IoT has been growing in the present day in a very appreciable manner. We have used the same for developing a useful product, which minimizes the accidents and confusion of drivers regarding the navigation while driving [6,7,8,9,10]. Although these days’ mobile applications have become abundant sources for navigation, even then they are not able to overcome the inconvenience in navigation for the drivers while driving. With further research, we can develop a cost effective solution of the same idea by using a mobile application instead of Intel UP2 board or even integrate the same methodology in the two-wheeler itself. The proposed system can be readily implemented in the market, but the following enhancements can improve its market value.

  • There are many cases where the driver misses LED indication due to improper visibility. Therefore, by introducing the vibration motors, indication can be notified properly even in bad light ambiance conditions.
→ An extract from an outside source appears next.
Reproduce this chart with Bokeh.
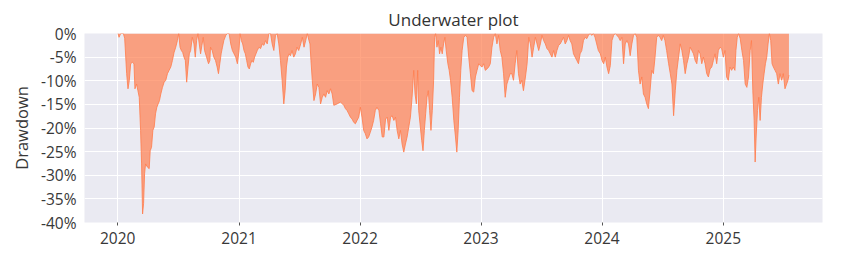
import pandas as pd
from bokeh.plotting import figure
from bokeh.models import Range1d, FixedTicker, PrintfTickFormatter, DatetimeTickFormatter, ColumnDataSource
from bokeh.embed import file_html
from bokeh.resources import INLINE

# ---- data ----
start_date = "2020-01-01"
# calendar days since start_date
day_offsets = [
    1, 4, 9, 17, 21, 27, 31, 35, 39, 44, 49, 52, 57, 61, 65, 69, 72, 75, 78, 81,
    84, 90, 95, 98, 102, 106, 110, 114, 118, 122, 126, 130, 135, 140, 145, 150, 155, 160, 165, 170,
    175, 180, 184, 188, 192, 196, 200, 204, 208, 212, 216, 220, 225, 230, 234, 238, 242, 246, 250, 254,
    258, 262, 268, 274, 278,
    280, 285, 290, 295, 300, 304, 308, 312, 316, 320, 326, 331, 336, 341, 346, 351, 356, 361, 366, 369,
    373, 377, 381, 385, 389, 393, 397, 401, 405, 409, 413, 417, 421, 426, 431, 436, 441, 446, 451, 456,
    461, 466, 471, 476, 481, 486, 491, 496, 501, 505, 509, 513, 517, 521, 526, 531, 536, 541, 546, 552,
    557, 562, 567, 572, 577, 580,
    583, 587, 592, 597, 602, 607, 612, 617, 622, 627, 632, 637, 642, 647, 652, 662, 672, 682, 687, 692,
    697, 702, 707, 712, 717, 722, 727, 732, 737, 742, 747, 752, 757, 762, 767, 772, 777, 782, 788, 793,
    798, 803, 808, 813, 818, 823, 828, 833, 838, 843, 848, 853, 858, 863, 868, 873, 878,
    883, 888, 893, 897, 901, 905, 908, 913, 917, 921, 925, 929, 933, 937, 941, 945, 949, 953, 956, 959,
    963, 967, 971, 975, 979, 983, 987, 991, 996, 1000, 1004, 1009, 1014, 1019, 1023, 1027, 1031, 1035, 1039, 1044,
    1049, 1054, 1059, 1064, 1069, 1074, 1079, 1084, 1089, 1094, 1099, 1104, 1109, 1114, 1119, 1124, 1129, 1134, 1139, 1144,
    1149, 1154, 1159, 1164, 1169, 1174, 1179,
    1184, 1189, 1194, 1199, 1204, 1209, 1214, 1219, 1224, 1230, 1235, 1240, 1245, 1250, 1255, 1260, 1265, 1270, 1275, 1280,
    1285, 1290, 1295, 1300, 1305, 1310, 1315, 1320, 1325, 1330, 1335, 1340, 1345, 1350, 1355, 1360, 1365, 1370, 1375, 1380,
    1385, 1390, 1395, 1400, 1405, 1410, 1415, 1420, 1425, 1430, 1435, 1440, 1445, 1450, 1456, 1461, 1466, 1471, 1476, 1481,
    1486, 1491, 1496, 1501, 1506, 1511, 1516, 1521, 1526, 1531, 1536, 1541, 1546, 1551, 1556, 1561, 1566, 1571, 1576, 1581,
    1586, 1591, 1596, 1601, 1606, 1611, 1616, 1621, 1626, 1631, 1636, 1641, 1646, 1651, 1656, 1662, 1667, 1672, 1677, 1682,
    1687, 1692, 1697, 1702, 1707, 1712, 1717, 1722, 1727, 1732, 1737, 1742, 1747, 1752, 1757, 1762, 1767, 1772, 1777, 1782,
    1787, 1792, 1797, 1802, 1807, 1812, 1817, 1822, 1827, 1832, 1837, 1842, 1847, 1852, 1857, 1862, 1865, 1869, 1873, 1878,
    1883, 1888, 1893, 1898, 1903, 1908, 1912, 1916, 1920, 1923, 1926, 1930, 1934, 1938, 1942, 1946, 1950, 1954, 1958, 1962,
    1966, 1970, 1974, 1978, 1983, 1988, 1993, 1998, 2003, 2008, 2013, 2018, 2022, 2025,
]
# drawdown in percent
drawdown_pct = [
    0.0, -0.8, 0.0, 0.0, -1.0, -8.5, -11.7, -9.9, -6.4, -6.1, -6.4, -11.7, -10.7, -12.1, -13.5, -20.5, -27.6, -38.2, -36.0, -29.7,
    -27.6, -28.3, -28.6, -24.8, -24.1, -20.5, -19.8, -17.0, -15.6, -14.9, -14.2, -12.8, -11.4, -10.3, -9.9, -8.5, -7.8, -7.1, -5.7, -4.0,
    -2.9, -1.5, 0.0, -2.9, -3.6, -4.0, -5.0, -5.7, -10.3, -7.1, -4.3, -3.6, -0.8, -2.2, -5.0, -1.5, 0.0, -2.2, -4.3, -2.5,
    -0.8, -3.6, -5.0, -6.4, -5.7,
    -2.9, -3.6, -5.0, -5.7, -7.1, -8.5, -6.4, -4.3, -2.9, -1.5, -0.4, 0.0, 0.0, -2.2, -3.6, -4.3, -5.0, -6.4, -3.6, 0.0,
    -1.5, -2.2, -3.6, -4.3, -5.7, -7.1, -7.5, -6.4, -5.7, -6.1, -5.0, -4.3, -3.6, -2.9, -3.2, -2.2, -2.5, -1.5, -2.2, 0.0,
    0.0, -2.2, -3.6, -0.4, 0.0, -2.2, -5.7, -9.9, -14.9, -12.1, -7.1, -5.0, -4.3, -4.7, -3.6, -5.0, -4.3, -2.9, -3.6, -2.2,
    -0.8, -2.9, -1.5, 0.0, -1.5, -2.2,
    -5.7, -9.9, -14.2, -12.8, -10.7, -11.4, -14.9, -13.5, -12.8, -13.5, -12.1, -12.8, -11.7, -12.8, -15.2, -14.9, -14.5, -15.2, -15.9, -16.3,
    -17.0, -17.7, -18.1, -18.8, -19.1, -18.4, -17.7, -15.6, -17.7, -20.5, -21.2, -22.3, -21.9, -20.9, -19.8, -18.4, -16.3, -15.6, -16.3, -19.1,
    -21.9, -21.9, -18.1, -17.7, -20.5, -17.7, -17.4, -18.4, -17.7, -20.5, -22.3, -20.5, -23.4, -25.1, -23.4, -21.9, -19.8,
    -17.7, -13.5, -7.8, -12.8, -14.9, -7.8, -16.3, -19.8, -22.6, -24.8, -20.5, -17.0, -13.5, -12.1, -16.3, -20.5, -16.3, -9.9, -0.8, 0.0,
    -2.9, -1.5, -4.3, -2.9, -4.3, -2.2, -0.8, -3.6, -6.4, -7.8, -9.9, -13.5, -18.4, -21.9, -25.1, -20.5, -13.5, -7.8, -3.6, -0.8,
    -0.4, -0.8, -5.0, -8.5, -12.1, -12.4, -9.2, -7.8, -6.4, -6.8, -7.1, -6.4, -7.8, -7.5, -7.1, -6.4, -2.9, -0.8, 0.0, -2.2,
    -0.4, -3.6, -5.0, -8.5, -13.5, -10.7, -9.6,
    -8.5, -8.5, -9.9, -6.4, -3.6, -8.5, -10.7, -9.9, -12.1, -9.2, -6.4, -0.8, -2.2, -5.0, -2.9, -0.8, -2.2, -3.6, -2.2, -0.4,
    -1.5, -2.2, -3.2, -3.6, -4.3, -5.0, -3.6, -5.0, -3.6, -2.5, -2.2, -1.5, -0.8, -2.2, -1.5, -0.4, -1.5, -2.2, -4.3, -5.0,
    -5.7, -6.4, -4.3, -3.6, -1.5, -0.8, -1.1, -0.4, 0.0, -0.4, 0.0, -0.8, -2.2, -3.6, -4.3, -5.7, -6.4, -5.0, -7.1, -8.5,
    -6.8, -1.5, -0.4, 0.0, -0.4, -0.8, -1.5, -0.8, -6.4, -2.2, -1.5, -2.2, -4.7, -2.2, -0.4, 0.0, -0.8, -7.8, -10.7, -9.2,
    -12.8, -13.5, -14.9, -15.9, -12.1, -7.8, -8.5, -5.0, -0.8, -0.4, -0.8, -1.5, -0.4, -1.5, -3.6, -6.4, -8.5, -10.7, -17.4, -12.1,
    -7.8, -5.0, -2.2, -3.6, -5.7, -8.5, -6.4, -5.0, -2.9, -3.6, -4.3, -5.7, -6.4, -3.6, -4.3, -6.4, -5.0, -6.4, -8.5, -9.2,
    -7.5, -7.1, -5.7, -4.3, -6.4, -3.6, -2.9, -3.2, -5.0, -3.6, -9.2, -9.9, -7.1, -7.8, -7.1, -7.8, -3.6, -0.8, 0.0, -1.1,
    -3.6, -5.7, -10.7, -11.4, -9.2, -3.6, -1.5, -12.1, -18.4, -27.2, -21.9, -16.3, -13.5, -18.4, -13.5, -10.7, -8.5, -6.4, -5.0, -2.2,
    0.0, -1.5, -6.4, -7.1, -7.8, -8.5, -10.7, -8.5, -9.9, -8.5, -11.7, -10.7, -9.9, -8.8,
]
tick_years = [2020, 2021, 2022, 2023, 2024, 2025]
y_ticks = [-40, -35, -30, -25, -20, -15, -10, -5, 0]

dates = pd.Timestamp(start_date) + pd.to_timedelta(day_offsets, unit="D")
source = ColumnDataSource(data=dict(date=dates, dd=drawdown_pct))

span = dates[-1] - dates[0]
x_start = dates[0] - 0.05 * span
x_end = dates[-1] + 0.05 * span

FONT = "Open Sans"
TXT = "#383838"

p = figure(
    width=841, height=269,
    x_axis_type="datetime",
    x_range=Range1d(x_start, x_end),
    y_range=Range1d(-40, 0),
    output_backend="svg", toolbar_location=None,
    min_border_left=84, min_border_right=19, min_border_top=33, min_border_bottom=47,
    background_fill_color="#EAEAF2", border_fill_color="white",
    outline_line_color=None,
)

p.varea(x="date", y1="dd", y2=0, source=source, fill_color="#ff7f50", fill_alpha=0.7)
p.line(x="date", y="dd", source=source, line_color="#ff7f50", line_alpha=0.85, line_width=1)

p.title.text = "Underwater plot"
p.title.align = "center"
p.title.text_font = FONT
p.title.text_font_size = "17px"
p.title.text_font_style = "normal"
p.title.text_color = "#333333"
p.title.standoff = 5

year_ms = [pd.Timestamp(f"{y}-01-01").value // 10**6 for y in tick_years]
p.xaxis.ticker = FixedTicker(ticks=year_ms)
p.xaxis.formatter = DatetimeTickFormatter(
    years="%Y", months="%Y", days="%Y", hours="%Y", minutes="%Y", seconds="%Y",
    milliseconds="%Y", microseconds="%Y",
)
p.yaxis.ticker = FixedTicker(ticks=y_ticks)
p.yaxis.formatter = PrintfTickFormatter(format="%d%%")
p.yaxis.axis_label = "Drawdown"

for ax in (p.xaxis[0], p.yaxis[0]):
    ax.axis_line_color = None
    ax.minor_tick_line_color = None
    ax.major_label_text_font = FONT
    ax.major_label_text_font_size = "15.5px"
    ax.major_label_text_color = TXT
    ax.axis_label_text_font = FONT
    ax.axis_label_text_font_size = "16.5px"
    ax.axis_label_text_font_style = "normal"
    ax.axis_label_text_color = TXT

p.xaxis.major_tick_line_color = "#555555"
p.xaxis.major_tick_out = 3
p.xaxis.major_tick_in = 0
p.xaxis.major_label_standoff = 6
p.yaxis.major_tick_line_color = None
p.yaxis.major_tick_out = 0
p.yaxis.major_tick_in = 0
p.yaxis.major_label_standoff = 8
p.yaxis.axis_label_standoff = 5

p.xgrid.grid_line_color = "white"
p.ygrid.grid_line_color = "white"
p.xgrid.grid_line_width = 1
p.ygrid.grid_line_width = 1

open("out.html", "w").write(file_html(p, INLINE))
  • In many countries, pavements are provided separate tiles for visually challenged people so they do not feel difficulty while walking straight but they usually face difficulty during turnings, and mostly, they take external help. These turns can be indicated by vibration at the turn, and voice assistants can be added in the mobile application for assisting blinding people in selecting various features like source, destination.

  • If the hardware is used in the form of glove, then the food delivery and cab drivers personnel's glove can be integrated with NFC to support faster payments.

  • For rugged usage of a glove, it must be made waterproof and shockproof which can protect the circuitry from water, the driver from shock during a rainy day.

  • Presently, we are representing only some of the Google maneuvers. In the future, a smart user interface is to be developed like OLED, hologram for effective representation of all the available maneuvers.